** Start **
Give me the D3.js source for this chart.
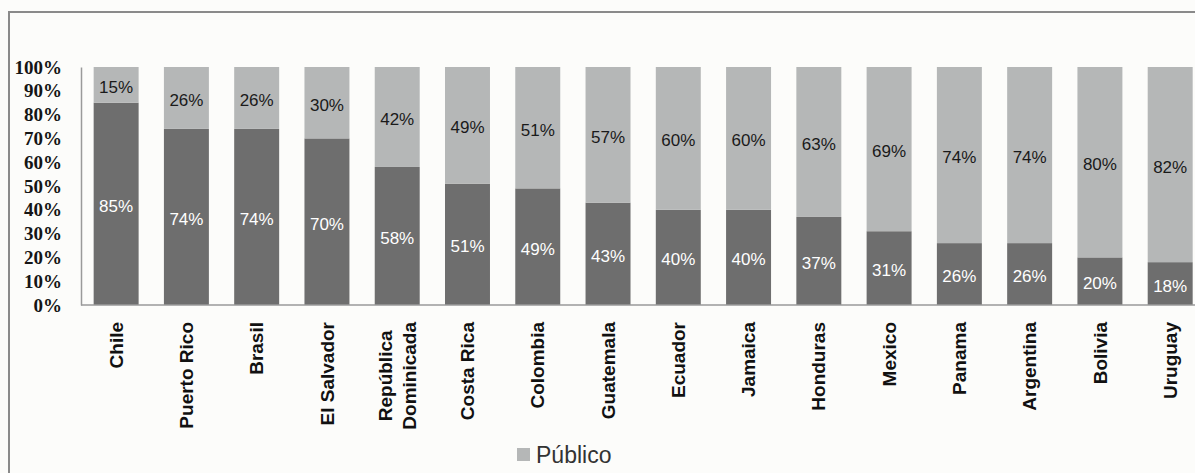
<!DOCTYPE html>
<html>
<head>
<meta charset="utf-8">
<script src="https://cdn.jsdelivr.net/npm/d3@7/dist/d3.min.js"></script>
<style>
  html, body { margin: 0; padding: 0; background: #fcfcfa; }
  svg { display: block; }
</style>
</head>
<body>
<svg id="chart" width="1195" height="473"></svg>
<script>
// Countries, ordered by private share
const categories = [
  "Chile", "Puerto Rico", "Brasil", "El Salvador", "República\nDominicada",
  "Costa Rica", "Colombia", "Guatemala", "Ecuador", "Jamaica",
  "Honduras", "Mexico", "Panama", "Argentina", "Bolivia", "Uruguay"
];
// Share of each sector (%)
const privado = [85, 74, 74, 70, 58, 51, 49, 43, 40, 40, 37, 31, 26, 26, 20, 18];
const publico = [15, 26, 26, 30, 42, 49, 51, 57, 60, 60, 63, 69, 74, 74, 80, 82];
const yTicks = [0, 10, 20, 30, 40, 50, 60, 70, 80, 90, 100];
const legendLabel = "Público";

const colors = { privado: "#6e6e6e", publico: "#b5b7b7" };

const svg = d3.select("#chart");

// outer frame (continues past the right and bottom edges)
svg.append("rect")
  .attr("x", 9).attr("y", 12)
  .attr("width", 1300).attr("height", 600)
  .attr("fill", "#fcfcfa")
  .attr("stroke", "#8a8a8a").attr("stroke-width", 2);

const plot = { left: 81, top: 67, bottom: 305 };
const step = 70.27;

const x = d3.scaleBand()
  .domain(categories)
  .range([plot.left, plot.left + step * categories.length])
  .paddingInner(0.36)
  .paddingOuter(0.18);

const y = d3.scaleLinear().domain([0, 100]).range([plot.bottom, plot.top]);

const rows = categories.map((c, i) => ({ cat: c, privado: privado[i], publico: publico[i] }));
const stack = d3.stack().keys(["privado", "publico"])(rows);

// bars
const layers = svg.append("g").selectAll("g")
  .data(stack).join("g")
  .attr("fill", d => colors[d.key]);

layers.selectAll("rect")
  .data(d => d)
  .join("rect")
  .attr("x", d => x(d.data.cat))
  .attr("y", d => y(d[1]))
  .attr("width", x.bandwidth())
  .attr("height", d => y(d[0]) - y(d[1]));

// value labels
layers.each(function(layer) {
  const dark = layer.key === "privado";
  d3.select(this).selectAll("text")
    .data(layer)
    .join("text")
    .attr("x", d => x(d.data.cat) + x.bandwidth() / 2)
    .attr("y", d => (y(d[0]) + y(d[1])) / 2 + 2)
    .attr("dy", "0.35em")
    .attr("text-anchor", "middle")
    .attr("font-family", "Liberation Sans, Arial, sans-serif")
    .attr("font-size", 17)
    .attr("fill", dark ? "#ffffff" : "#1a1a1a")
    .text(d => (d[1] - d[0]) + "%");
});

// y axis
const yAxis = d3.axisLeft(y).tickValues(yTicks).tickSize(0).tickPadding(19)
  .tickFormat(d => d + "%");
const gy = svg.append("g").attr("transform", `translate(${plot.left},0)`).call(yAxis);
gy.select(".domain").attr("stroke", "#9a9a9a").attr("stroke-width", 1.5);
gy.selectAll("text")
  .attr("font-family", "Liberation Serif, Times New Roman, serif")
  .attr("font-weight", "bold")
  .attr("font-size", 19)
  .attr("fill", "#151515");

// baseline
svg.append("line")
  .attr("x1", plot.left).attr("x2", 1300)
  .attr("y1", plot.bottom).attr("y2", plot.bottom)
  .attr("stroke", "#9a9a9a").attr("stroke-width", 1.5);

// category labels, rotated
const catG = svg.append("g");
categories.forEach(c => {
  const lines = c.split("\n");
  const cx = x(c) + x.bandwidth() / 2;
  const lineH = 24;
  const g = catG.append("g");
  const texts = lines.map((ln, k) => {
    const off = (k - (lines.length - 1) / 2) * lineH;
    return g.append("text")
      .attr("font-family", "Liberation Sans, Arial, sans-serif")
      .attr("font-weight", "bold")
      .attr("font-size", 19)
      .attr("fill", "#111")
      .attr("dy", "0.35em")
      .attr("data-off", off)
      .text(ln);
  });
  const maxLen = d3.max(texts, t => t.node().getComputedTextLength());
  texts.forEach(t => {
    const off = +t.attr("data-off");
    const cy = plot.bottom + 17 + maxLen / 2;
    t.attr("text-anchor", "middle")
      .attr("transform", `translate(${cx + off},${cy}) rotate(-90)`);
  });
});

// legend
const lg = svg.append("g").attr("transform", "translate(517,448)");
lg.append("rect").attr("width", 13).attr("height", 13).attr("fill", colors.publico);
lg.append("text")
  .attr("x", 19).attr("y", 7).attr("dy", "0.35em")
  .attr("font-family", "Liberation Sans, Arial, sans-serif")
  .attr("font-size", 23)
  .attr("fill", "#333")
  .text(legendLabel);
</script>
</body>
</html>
** End **
** Start **
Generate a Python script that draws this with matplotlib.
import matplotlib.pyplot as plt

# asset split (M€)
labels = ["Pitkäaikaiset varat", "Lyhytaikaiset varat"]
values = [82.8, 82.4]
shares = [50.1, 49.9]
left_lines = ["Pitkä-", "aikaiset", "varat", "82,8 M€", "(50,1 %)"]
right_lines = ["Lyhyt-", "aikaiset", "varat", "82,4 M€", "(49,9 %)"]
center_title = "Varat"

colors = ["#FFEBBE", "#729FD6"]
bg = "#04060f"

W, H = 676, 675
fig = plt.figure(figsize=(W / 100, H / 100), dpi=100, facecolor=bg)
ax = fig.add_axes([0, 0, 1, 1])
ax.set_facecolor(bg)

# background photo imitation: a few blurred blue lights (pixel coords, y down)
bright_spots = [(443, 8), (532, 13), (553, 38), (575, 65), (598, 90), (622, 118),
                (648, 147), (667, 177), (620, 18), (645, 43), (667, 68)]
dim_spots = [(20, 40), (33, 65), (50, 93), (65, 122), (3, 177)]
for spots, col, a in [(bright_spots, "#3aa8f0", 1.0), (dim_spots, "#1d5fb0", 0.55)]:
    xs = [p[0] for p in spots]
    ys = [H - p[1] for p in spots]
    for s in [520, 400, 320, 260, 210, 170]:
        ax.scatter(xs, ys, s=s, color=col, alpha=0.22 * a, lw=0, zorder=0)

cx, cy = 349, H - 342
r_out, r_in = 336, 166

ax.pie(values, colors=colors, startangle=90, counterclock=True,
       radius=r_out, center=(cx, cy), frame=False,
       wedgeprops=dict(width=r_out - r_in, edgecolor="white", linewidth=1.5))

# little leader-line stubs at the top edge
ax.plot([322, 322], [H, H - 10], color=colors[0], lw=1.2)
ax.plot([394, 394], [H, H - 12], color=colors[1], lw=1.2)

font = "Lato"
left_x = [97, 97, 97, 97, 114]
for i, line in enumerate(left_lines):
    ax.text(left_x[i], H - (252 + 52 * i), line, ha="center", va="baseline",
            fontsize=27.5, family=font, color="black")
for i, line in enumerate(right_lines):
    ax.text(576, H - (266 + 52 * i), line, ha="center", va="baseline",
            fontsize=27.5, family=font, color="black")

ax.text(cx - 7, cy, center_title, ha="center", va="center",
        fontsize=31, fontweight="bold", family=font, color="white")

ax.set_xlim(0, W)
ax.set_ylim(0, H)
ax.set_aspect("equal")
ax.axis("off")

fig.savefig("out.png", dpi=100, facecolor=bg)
** End **
Where a line contains "matplotlib", copy that line.

Final answer:
Generate a Python script that draws this with matplotlib.
import matplotlib.pyplot as plt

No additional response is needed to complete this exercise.